Problem: State how many lines of the entries below hold the word "code"; reply with nothing but the number.

Excerpted data:

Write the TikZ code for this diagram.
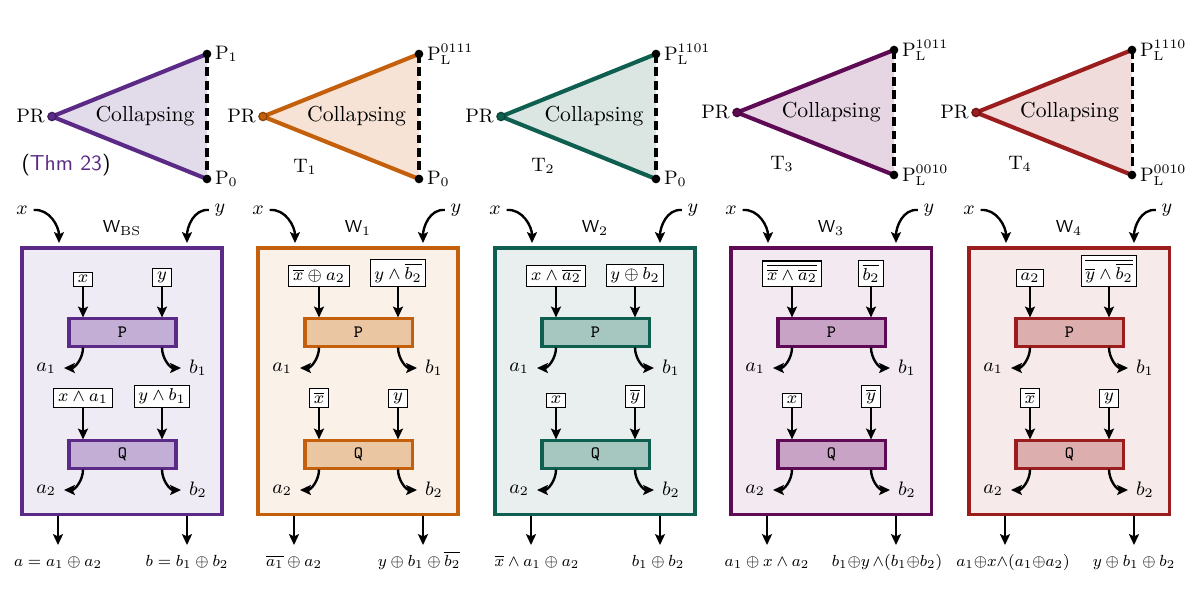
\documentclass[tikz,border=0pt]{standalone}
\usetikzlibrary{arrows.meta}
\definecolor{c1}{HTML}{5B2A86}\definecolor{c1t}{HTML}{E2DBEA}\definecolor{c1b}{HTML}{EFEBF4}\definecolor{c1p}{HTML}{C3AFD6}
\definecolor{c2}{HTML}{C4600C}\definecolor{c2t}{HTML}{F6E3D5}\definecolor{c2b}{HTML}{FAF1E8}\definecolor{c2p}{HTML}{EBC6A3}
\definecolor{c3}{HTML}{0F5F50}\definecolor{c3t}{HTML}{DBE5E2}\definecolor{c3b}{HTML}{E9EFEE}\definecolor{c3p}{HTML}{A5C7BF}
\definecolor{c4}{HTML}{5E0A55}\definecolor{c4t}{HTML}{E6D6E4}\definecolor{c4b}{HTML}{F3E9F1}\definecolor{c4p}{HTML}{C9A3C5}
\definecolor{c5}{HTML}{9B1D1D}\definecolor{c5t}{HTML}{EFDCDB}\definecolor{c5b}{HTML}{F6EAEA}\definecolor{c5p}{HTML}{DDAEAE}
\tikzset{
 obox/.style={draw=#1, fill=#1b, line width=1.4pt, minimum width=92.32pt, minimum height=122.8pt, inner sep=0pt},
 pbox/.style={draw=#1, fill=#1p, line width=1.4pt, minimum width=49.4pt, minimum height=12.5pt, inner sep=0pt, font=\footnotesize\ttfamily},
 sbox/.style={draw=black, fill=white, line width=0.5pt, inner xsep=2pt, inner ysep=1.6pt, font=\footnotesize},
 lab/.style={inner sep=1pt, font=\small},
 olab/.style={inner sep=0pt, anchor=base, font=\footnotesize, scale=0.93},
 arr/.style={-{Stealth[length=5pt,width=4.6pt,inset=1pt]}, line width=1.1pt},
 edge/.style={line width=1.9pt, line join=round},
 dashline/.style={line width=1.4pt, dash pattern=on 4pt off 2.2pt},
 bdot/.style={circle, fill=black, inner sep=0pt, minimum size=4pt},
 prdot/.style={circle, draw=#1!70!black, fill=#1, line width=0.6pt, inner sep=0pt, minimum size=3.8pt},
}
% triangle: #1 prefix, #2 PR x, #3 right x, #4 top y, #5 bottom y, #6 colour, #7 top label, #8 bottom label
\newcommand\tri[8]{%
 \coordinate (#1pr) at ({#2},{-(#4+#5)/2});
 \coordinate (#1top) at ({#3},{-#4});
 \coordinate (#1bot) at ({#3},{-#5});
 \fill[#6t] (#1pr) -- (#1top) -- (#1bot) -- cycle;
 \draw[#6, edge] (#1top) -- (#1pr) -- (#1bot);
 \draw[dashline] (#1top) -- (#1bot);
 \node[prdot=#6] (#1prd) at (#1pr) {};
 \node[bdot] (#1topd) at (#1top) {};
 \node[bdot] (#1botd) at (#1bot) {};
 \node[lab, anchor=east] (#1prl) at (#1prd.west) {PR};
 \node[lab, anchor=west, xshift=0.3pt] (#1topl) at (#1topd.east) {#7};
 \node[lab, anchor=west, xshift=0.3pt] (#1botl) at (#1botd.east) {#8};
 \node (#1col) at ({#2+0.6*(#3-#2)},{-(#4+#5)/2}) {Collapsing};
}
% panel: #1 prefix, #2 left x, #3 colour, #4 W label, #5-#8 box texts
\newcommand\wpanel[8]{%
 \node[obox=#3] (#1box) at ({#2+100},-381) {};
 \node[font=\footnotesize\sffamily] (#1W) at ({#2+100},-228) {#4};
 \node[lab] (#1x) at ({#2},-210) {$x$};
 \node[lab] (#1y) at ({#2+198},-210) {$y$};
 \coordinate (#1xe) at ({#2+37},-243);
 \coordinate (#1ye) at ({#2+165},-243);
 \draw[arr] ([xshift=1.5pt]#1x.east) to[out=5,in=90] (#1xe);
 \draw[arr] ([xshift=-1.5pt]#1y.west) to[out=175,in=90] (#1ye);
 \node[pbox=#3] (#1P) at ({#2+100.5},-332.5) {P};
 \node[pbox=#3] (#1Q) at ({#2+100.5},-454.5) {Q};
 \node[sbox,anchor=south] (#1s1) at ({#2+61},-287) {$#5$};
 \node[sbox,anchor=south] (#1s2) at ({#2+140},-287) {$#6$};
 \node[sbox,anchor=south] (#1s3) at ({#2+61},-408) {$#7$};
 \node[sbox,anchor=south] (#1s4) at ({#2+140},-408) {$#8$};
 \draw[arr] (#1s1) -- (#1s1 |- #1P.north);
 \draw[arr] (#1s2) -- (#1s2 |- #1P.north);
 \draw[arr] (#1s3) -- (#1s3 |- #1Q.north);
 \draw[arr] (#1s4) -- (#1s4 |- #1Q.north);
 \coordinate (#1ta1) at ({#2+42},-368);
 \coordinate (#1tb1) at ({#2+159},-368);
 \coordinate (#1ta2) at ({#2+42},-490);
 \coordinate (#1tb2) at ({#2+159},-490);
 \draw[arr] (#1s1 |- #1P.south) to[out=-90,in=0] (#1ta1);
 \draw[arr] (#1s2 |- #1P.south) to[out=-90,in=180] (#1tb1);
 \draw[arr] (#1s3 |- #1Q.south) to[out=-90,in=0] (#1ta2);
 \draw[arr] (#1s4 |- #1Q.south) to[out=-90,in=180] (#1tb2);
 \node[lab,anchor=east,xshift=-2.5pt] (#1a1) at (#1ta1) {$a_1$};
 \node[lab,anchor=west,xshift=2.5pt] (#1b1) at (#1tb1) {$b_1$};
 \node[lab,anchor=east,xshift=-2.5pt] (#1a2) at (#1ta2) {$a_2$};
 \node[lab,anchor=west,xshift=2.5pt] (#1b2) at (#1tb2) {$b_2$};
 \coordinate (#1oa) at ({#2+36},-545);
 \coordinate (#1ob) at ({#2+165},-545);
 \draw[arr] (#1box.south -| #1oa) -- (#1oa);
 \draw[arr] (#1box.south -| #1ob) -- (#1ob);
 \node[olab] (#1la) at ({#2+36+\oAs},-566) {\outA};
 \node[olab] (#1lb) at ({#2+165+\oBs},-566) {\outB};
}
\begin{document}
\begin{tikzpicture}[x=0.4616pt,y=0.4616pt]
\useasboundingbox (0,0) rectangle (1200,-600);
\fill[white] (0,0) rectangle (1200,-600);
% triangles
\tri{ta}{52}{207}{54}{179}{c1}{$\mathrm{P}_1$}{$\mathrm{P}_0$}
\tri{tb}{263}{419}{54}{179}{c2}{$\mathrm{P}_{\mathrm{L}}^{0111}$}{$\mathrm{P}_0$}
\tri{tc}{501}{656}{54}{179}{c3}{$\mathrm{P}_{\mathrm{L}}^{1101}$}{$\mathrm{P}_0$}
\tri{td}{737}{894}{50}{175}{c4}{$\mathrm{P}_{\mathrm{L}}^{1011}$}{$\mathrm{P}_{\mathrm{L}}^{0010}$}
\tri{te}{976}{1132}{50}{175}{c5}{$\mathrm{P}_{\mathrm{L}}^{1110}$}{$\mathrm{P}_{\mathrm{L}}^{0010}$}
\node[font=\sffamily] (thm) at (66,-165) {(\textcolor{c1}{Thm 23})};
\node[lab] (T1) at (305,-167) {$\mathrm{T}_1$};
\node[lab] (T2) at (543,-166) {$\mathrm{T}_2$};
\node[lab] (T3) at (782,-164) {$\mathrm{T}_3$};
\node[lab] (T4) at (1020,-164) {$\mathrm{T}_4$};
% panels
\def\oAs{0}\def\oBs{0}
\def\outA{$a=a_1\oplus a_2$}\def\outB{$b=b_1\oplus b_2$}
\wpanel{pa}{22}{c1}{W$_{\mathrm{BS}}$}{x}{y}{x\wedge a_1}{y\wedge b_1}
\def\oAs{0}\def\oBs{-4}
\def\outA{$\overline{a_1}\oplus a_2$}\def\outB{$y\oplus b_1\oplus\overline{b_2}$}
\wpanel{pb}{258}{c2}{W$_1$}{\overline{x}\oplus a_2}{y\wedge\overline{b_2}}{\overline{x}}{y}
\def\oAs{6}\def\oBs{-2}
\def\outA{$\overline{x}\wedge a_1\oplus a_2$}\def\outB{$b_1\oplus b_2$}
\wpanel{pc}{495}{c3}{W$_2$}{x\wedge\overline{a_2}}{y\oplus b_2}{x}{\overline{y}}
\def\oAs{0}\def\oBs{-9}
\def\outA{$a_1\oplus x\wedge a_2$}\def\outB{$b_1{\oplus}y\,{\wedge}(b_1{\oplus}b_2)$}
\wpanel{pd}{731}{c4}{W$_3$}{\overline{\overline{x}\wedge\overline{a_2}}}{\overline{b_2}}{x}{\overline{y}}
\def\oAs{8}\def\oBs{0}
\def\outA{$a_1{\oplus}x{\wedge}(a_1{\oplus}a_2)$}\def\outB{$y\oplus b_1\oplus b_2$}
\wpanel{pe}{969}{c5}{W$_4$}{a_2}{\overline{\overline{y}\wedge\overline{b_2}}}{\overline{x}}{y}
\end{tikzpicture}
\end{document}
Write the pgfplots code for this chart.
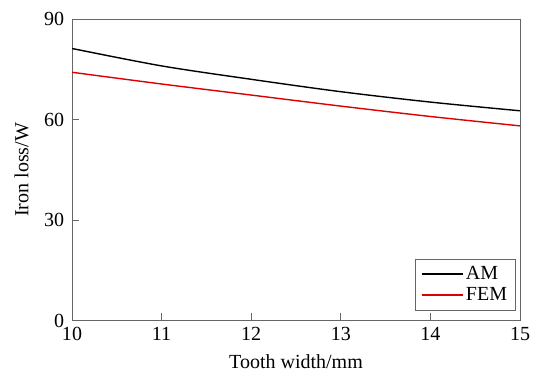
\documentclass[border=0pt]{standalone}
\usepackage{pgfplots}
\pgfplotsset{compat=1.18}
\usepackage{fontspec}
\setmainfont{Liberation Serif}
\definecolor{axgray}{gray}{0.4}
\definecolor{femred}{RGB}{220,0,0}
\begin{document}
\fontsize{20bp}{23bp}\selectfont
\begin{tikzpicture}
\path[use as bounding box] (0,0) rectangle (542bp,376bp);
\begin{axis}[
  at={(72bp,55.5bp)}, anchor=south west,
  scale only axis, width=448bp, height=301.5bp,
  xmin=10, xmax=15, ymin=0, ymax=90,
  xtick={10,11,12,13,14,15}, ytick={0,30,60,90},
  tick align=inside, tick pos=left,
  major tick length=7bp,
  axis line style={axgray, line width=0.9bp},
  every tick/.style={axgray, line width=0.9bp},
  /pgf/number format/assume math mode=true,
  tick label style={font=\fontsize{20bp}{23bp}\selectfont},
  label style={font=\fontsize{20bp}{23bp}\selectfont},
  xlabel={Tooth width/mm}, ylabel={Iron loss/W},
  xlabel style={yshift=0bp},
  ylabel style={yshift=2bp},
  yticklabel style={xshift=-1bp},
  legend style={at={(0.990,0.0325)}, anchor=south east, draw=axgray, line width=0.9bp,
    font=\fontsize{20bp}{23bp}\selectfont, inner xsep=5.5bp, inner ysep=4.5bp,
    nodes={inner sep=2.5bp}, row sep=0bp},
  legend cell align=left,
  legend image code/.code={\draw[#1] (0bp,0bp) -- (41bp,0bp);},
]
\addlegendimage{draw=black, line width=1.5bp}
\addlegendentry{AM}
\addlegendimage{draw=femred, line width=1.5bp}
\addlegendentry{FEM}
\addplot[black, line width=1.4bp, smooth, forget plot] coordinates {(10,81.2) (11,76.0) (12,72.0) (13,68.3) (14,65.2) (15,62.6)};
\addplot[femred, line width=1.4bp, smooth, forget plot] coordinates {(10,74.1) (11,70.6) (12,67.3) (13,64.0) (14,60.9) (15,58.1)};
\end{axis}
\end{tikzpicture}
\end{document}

In response: 3